Purchase this article with an account.
P. Soliz, B. Raman, S. Nemeth, S. Barriga, G. Zamora, E. Bursell; Improved Automated Digital Retinal Image Analysis for Detection of Diabetic Retinopathy Through Image Quality Restoration . Invest. Ophthalmol. Vis. Sci. 2005;46(13):359.
Download citation file:
© ARVO (1962-2015); The Authors (2016-present)

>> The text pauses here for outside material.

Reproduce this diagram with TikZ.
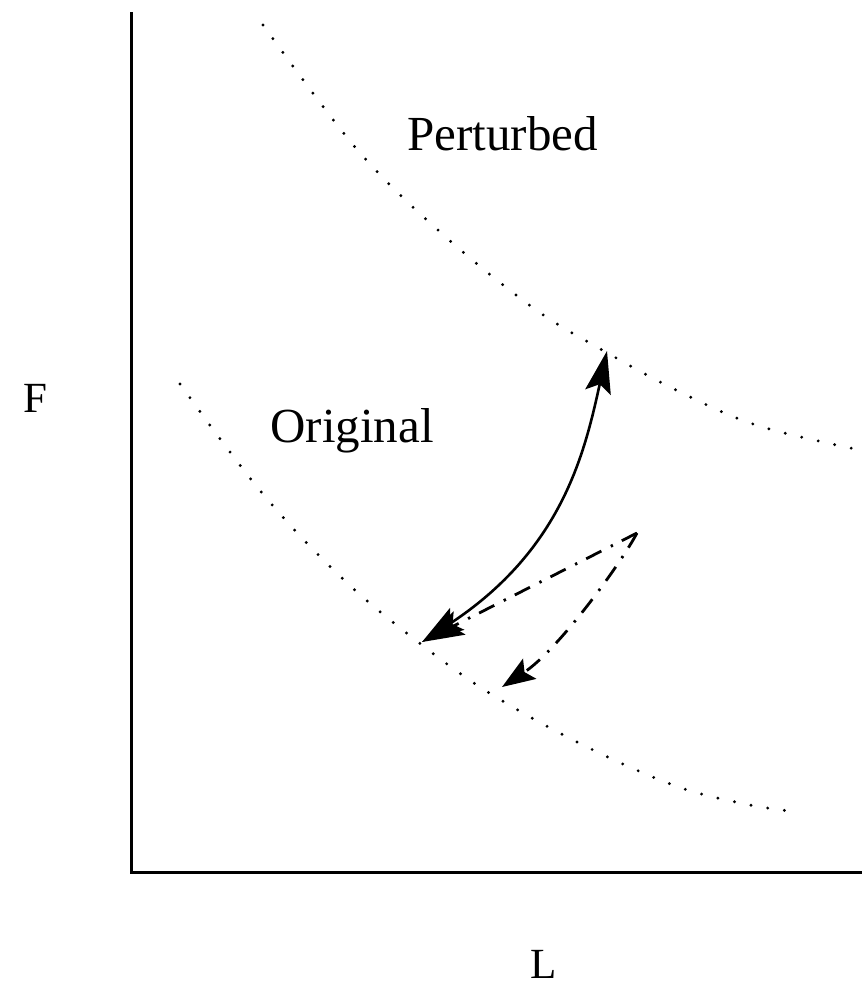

Purpose: Image quality greatly affects the effectiveness with which human graders and computer–based systems can perform diabetic retinopathy (DR) screening using digital retinal images. The aim of this study was to demonstrate the significance of two critical methodologies for improving technical image quality after image acquisition on the sensitivity and specificity for detecting retinopathy in diabetic patients. Methods: A total of N= 42 subjects (N=74 eyes, 33% with no diabetic retinopathy (NDR) and 67% with diabetic retinopathy (DR)) were processed. One set of data were provided by the Joslin Vision Network system which uses a non–mydriatic digital color fundus camera. A second set was collected through a dilated pupil. This algorithm is based on Marr’s vision model for edge detection and its tolerance for significant illumination differences, as in shadows. Additionally, image blur due to ocular aberrations or camera de–focus were corrected analytically. Segmentation of the micro–aneurysms was performed. A trained retinal grader determined which of the segmented objects were either true positives or false negatives, i.e. ground truth. The segmentation process was performed on the un–processed and the enhanced images. A comparison of the clinical sensitivity and specificity was performed for the same classification algorithm when using the unprocessed and enhanced images. Results: The MA segmentation algorithm had a sensitivity and specificity of 69% and 66% when applied to the unprocessed non–mydriatic images. After image enhancement, the sensitivity and specificity improved to 98 and 75%. For the mydriatic images, the initial sensitivity and specificity were 75 and 70% or the unprocessed and 98 and 82 % for the enhanced images. Conclusions: Often retinal images present with unwanted shadows that may mask pathology to the human grader and the computer–based analysis system. Image processing algorithms are needed to compensate for these artifacts.